During the year capacity building of Village Development Committees (VDCs) continued. The VDC members started listing down their development grievances. The needs of the community were consolidated. The VDCs negotiated with the respective departments to redress the development needs of the community. VDCs were able to realize rights and entitlements related to land, ration cards, irrigation facilities, housing, wage work under NREGA, drinking water facilities, electricity etc. Chenchu community who were earlier only leasing their lands to outsiders now started cultivating in the lands.
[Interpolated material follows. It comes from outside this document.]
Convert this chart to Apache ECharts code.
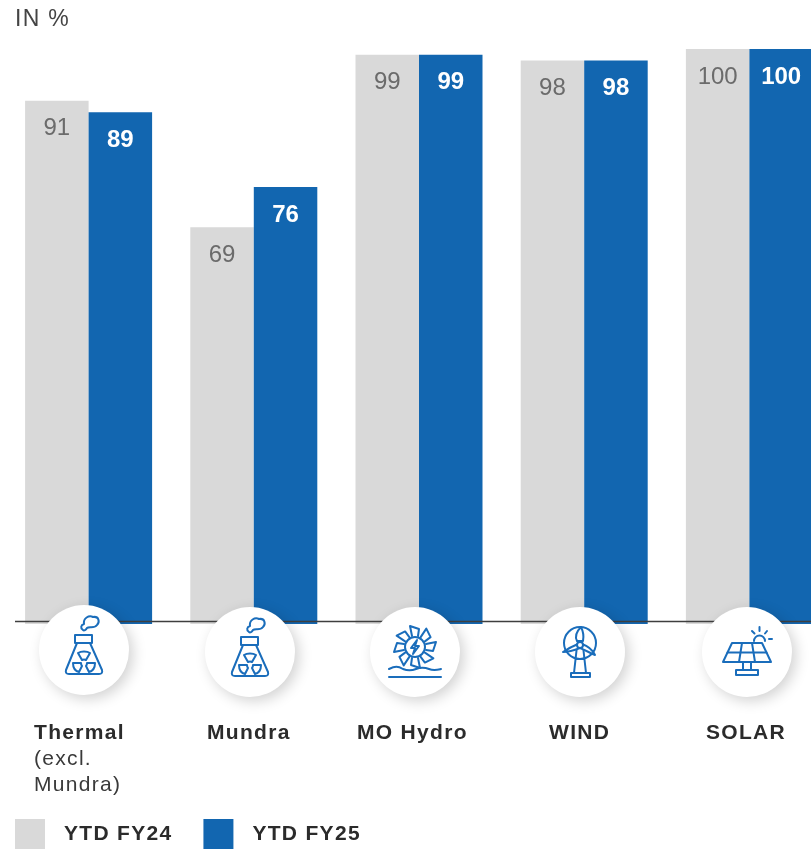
<!DOCTYPE html>
<html><head><meta charset="utf-8">
<script src="https://cdn.jsdelivr.net/npm/echarts@6/dist/echarts.min.js"></script>
<style>html,body{margin:0;padding:0;background:#fff}#c{width:811px;height:851px}</style>
</head><body><div id="c"></div>
<script>
// ---- data ----
const categories = ['Thermal\n(excl.\nMundra)', 'Mundra', 'MO Hydro', 'WIND', 'SOLAR'];
const seriesNames = ['YTD FY24', 'YTD FY25'];
const fy24 = [91, 69, 99, 98, 100];
const fy25 = [89, 76, 99, 98, 100];
const unitLabel = 'IN %';

// ---- style and layout ----
const GREY = '#d9d9d9', BLUE = '#1266b0', INK = '#2b2b2b', ICON = '#1a6dbb';
const FONT = '"Liberation Sans", Arial, sans-serif';
const labelShift = [13.75, 8.9, 11.8, 7.2, 6.65];
const iconCentres = [[84, 650], [250, 652], [415, 652], [580, 652], [747, 652]];

// wide tracking of the reference's captions (canvas-level letter spacing)
const nativeFill = CanvasRenderingContext2D.prototype.fillText;
CanvasRenderingContext2D.prototype.fillText = function () {
  this.letterSpacing = /(^|\s)(21|23)px/.test(this.font) ? '1.3px' : '0px';
  return nativeFill.apply(this, arguments);
};

const stroke = { stroke: ICON, lineWidth: 2, fill: 'none', lineJoin: 'round', lineCap: 'round' };
let shapeCount = 0;
const P = (d, extra) => {
  const name = 'iconPath' + (shapeCount++);
  echarts.graphic.registerShape(name, echarts.graphic.extendPath(d, {}));
  return Object.assign({ type: name, style: stroke, silent: true }, extra || {});
};

const reactor = [
  P('M-1,-20 C-4,-22 -3,-25 0,-26 C-1,-32 5,-35 9,-33 C15,-34 16,-28 13,-25 C10,-21 5,-24 3,-22 C2,-20 0,-19 -1,-20 Z'),
  P('M-9,-15 H8 V-7 H-9 Z'),
  P('M-7,-7 L-18,20 Q-19,24 -15,24 H15 Q19,24 18,20 L6,-7'),
  P('M-6,3 C-3,1 3,1 6,3 L2,10 C1,9.5 -1,9.5 -2,10 Z'),
  P('M-11,13 L-3,13 C-3,14.5 -2.5,15.5 -2,16 L-5,22 C-9,21 -11,17 -11,13 Z'),
  P('M11,13 L3,13 C3,14.5 2.5,15.5 2,16 L5,22 C9,21 11,17 11,13 Z')
];
const bladePath = 'M-3,-11 L-5,-21 L4,-18 L3,-11';
const hydro = [0, 45, 90, 135, 180, 225, 270, 315].map(deg =>
  P(bladePath, { rotation: -deg * Math.PI / 180, x: 0, y: -5 })).concat([
  P('M10,-5 A10,10 0 1 1 -10,-5 A10,10 0 1 1 10,-5 Z'),
  P('M2,-12 L-4,-4 H0 L-2,2 L4,-6 H0 Z'),
  P('M-26,17 C-20,14 -17,14 -12,17 C-7,19 -4,19 1,17 C6,15 9,15 14,17 C19,19 22,18 26,17'),
  P('M-26,25 H26')
]);
const filled = Object.assign({}, stroke, { fill: '#fff' });
const wind = [
  P('M16,-9 A16,16 0 1 1 -16,-9 A16,16 0 1 1 16,-9 Z'),
  P('M-3,-6 L-6,21 M3,-6 L6,21 M-4,7 H4'),
  P('M1,-25 C-5,-19 -5,-15 -3,-11 L3,-11 C4,-16 3,-21 1,-25 Z', { style: filled }),
  P('M-17,0 C-11,-4 -7,-6 -2,-8 L0,-4 C-5,-2 -10,0 -17,0 Z', { style: filled }),
  P('M15,3 C12,-3 8,-6 2,-8 L0,-4 C5,-2 10,1 15,3 Z', { style: filled }),
  P('M3,-7 A3,3 0 1 1 -3,-7 A3,3 0 1 1 3,-7 Z', { style: filled }),
  P('M-9,21 H10 V25 H-9 Z')
];
const solar = [
  P('M-15,-9 H15 L24,10 H-24 Z'),
  P('M-19.5,0.5 H19.5 M-5,-9 L-8,10 M5,-9 L8,10'),
  P('M-4,10 V18 M4,10 V18'),
  P('M-11,18 H11 V23 H-11 Z'),
  P('M7,-11 A5.5,5.5 0 0 1 18,-11'),
  P('M5,-21 L7.5,-18.5 M12.5,-25 V-21 M20,-21 L18,-18.5 M22,-13 H25')
];
const iconSets = [reactor, reactor, hydro, wind, solar];

const circles = iconCentres.map(([x, y]) => ({
  type: 'circle', x, y, z: 20, silent: true, shape: { r: 45 },
  style: { fill: '#fff', shadowColor: 'rgba(0,0,0,0.18)', shadowBlur: 14, shadowOffsetX: 4, shadowOffsetY: 4 }
}));
const icons = iconCentres.map(([x, y], i) => ({
  type: 'group', x, y, z: 21, silent: true,
  children: iconSets[i].map(c => Object.assign({}, c, { z: 21 }))
}));

const chart = echarts.init(document.getElementById('c'));
chart.setOption({
  animation: false,
  textStyle: { fontFamily: FONT },
  grid: { left: 6, width: 826, top: 49, bottom: 227, containLabel: false, outerBoundsMode: 'none' },
  legend: {
    left: 15, top: 819, padding: 0, itemWidth: 30, itemHeight: 30, itemGap: 41.4, icon: 'rect',
    selectedMode: false,
    textStyle: { color: INK, fontFamily: FONT, fontWeight: 'bold', fontSize: 21, padding: [0, 0, 0, 14] },
    data: seriesNames
  },
  xAxis: {
    type: 'category',
    data: categories.map((c, i) => ({ value: c, textStyle: { padding: [0, 2 * labelShift[i], 0, 0] } })),
    axisLine: { show: false }, axisTick: { show: false },
    axisLabel: {
      interval: 0, margin: 96, color: INK, fontFamily: FONT,
      formatter: v => v.split('\n').map((t, i) => (i ? '{n|' : '{b|') + t + '}').join('\n'),
      rich: {
        b: { fontWeight: 'bold', fontSize: 21, lineHeight: 26, color: INK, fontFamily: FONT, align: 'left' },
        n: { fontSize: 21, lineHeight: 26, color: '#3a3a3a', fontFamily: FONT, align: 'left' }
      }
    }
  },
  yAxis: { type: 'value', min: 0, max: 100, show: false, splitLine: { show: false } },
  series: [
    { name: seriesNames[0], type: 'bar', data: fy24, barWidth: 63.5, barGap: 0,
      itemStyle: { color: GREY },
      label: { show: true, position: 'insideTop', distance: 16, color: '#6b6b6b', fontSize: 24, fontFamily: FONT } },
    { name: seriesNames[1], type: 'bar', data: fy25, barWidth: 63.5, barGap: 0,
      itemStyle: { color: BLUE },
      label: { show: true, position: 'insideTop', distance: 16, color: '#fff', fontWeight: 'bold', fontSize: 24, fontFamily: FONT } }
  ],
  graphic: [
    { type: 'text', left: 15, top: 8, z: 30, silent: true,
      style: { text: unitLabel, fill: '#444', font: '23px ' + FONT } },
    { type: 'line', z: 10, silent: true, shape: { x1: 15, y1: 621.5, x2: 811, y2: 621.5 },
      style: { stroke: '#3f3f3f', lineWidth: 1.5 } }
  ].concat(circles, icons)
});
</script></body></html>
The development of critical consciousness was gradually giving way for the tribal groups to discuss their inherent development issues, visit institutions and demand their rights, entitlements and development benefits.

Baseline survey was undertaken to assess the socio-economic situation of the Musahars. Tool to measure their self-worth was undertaken. The tool was however found to be less applicable to the Musahars. Other approaches to address the psychological mindsets of the poor were undertaken. This was done through visits to organizations such as People’s vigilance committee for human rights (PVCHR), Musahar Vikas Manch, Shoshith Seva Sangh. Initial problem conceptualization had to be redone.
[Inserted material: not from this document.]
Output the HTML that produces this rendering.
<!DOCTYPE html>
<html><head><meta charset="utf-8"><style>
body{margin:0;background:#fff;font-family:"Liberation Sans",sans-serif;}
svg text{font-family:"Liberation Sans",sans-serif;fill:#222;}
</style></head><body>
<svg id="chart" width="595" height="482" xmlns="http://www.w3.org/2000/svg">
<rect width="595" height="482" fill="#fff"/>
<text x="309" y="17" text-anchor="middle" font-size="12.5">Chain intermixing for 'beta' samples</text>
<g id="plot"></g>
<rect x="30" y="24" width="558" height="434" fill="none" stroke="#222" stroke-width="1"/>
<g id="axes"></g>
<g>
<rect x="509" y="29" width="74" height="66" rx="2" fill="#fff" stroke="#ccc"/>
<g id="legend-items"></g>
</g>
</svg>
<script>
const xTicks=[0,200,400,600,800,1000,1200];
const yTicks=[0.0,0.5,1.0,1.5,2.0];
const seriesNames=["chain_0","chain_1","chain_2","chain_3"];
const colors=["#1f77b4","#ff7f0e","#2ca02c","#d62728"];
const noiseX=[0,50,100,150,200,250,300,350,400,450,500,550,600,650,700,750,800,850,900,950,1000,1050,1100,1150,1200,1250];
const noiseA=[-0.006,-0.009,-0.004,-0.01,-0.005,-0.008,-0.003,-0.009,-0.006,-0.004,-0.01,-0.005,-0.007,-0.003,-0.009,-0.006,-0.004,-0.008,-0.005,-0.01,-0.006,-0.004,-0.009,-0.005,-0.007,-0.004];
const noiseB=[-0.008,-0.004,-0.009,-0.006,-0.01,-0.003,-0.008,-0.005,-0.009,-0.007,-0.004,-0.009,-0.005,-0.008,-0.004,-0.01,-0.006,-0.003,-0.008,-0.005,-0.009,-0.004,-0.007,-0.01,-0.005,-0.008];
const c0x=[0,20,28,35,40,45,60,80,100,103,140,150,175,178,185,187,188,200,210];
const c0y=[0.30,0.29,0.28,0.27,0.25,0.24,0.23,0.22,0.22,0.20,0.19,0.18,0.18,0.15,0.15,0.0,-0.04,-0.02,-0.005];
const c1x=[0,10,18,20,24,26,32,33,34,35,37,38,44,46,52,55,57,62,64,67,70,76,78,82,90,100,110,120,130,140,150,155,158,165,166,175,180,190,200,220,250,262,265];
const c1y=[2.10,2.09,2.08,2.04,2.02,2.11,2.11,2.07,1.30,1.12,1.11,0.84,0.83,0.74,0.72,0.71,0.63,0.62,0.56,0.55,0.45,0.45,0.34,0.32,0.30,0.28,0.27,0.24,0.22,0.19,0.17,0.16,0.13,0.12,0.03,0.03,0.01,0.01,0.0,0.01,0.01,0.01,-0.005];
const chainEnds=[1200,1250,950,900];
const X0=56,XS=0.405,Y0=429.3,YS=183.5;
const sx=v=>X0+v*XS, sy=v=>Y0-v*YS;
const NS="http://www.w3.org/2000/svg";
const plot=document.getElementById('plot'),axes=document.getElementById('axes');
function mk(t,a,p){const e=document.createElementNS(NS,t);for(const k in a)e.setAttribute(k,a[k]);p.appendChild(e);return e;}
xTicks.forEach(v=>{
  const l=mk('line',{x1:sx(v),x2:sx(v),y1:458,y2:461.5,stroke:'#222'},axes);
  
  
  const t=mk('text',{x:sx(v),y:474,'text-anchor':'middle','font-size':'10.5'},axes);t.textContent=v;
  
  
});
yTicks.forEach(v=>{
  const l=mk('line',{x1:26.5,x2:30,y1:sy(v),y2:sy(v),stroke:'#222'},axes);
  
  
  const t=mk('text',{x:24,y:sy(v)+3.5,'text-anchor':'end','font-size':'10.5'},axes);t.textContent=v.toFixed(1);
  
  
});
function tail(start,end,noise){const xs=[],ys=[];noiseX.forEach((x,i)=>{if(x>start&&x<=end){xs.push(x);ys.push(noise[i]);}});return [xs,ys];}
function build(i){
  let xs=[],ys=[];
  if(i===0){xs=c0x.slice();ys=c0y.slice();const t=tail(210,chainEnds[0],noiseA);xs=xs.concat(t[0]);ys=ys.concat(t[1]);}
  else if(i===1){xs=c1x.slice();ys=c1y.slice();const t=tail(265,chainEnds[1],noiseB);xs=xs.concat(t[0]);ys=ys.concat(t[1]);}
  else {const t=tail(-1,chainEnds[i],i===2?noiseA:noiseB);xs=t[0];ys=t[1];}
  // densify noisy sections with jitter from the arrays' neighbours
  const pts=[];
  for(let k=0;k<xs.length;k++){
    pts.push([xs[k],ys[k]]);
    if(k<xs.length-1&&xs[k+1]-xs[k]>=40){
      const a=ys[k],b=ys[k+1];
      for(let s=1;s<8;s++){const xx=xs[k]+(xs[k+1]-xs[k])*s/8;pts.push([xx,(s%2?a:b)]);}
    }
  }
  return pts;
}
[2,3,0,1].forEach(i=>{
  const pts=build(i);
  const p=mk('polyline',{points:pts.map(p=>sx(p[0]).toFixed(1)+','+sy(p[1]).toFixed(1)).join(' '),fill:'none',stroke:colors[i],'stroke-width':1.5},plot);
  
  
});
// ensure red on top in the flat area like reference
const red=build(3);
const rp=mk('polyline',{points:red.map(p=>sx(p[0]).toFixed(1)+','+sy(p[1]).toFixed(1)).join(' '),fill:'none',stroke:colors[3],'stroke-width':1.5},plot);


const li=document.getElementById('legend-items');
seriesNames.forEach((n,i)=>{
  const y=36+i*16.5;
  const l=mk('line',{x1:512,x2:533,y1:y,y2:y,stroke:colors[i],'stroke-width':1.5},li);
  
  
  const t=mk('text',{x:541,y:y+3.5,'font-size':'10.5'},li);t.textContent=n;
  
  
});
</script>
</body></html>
Efforts in the direction of understanding influence of Political Economy factors in influencing Psychological mindsets were looked at.

The action points included training of BoD on governance processes, generating capital through internal and access to external mainstream capital, scanning opportunities and facilitating business strategy and development. Training was conducted on governance for BoD members, linkages were facilitated with mainstream financial institutions and agricultural input suppliers. FPO which had stopped receiving financial aid after a short period was found to be struggling in mainstreaming governance, running the FPO professionally and building its business. This was in contrast to an FPO which received long duration support.

The action points included sensitization exercises on new technologies, exposure visits, technological need assessment of communities, and facilitating access to technologies through Producer Company. During the year, farmers started making choices for technologies which they perceived as being affordable for them. The gap between technology providers and community was understood.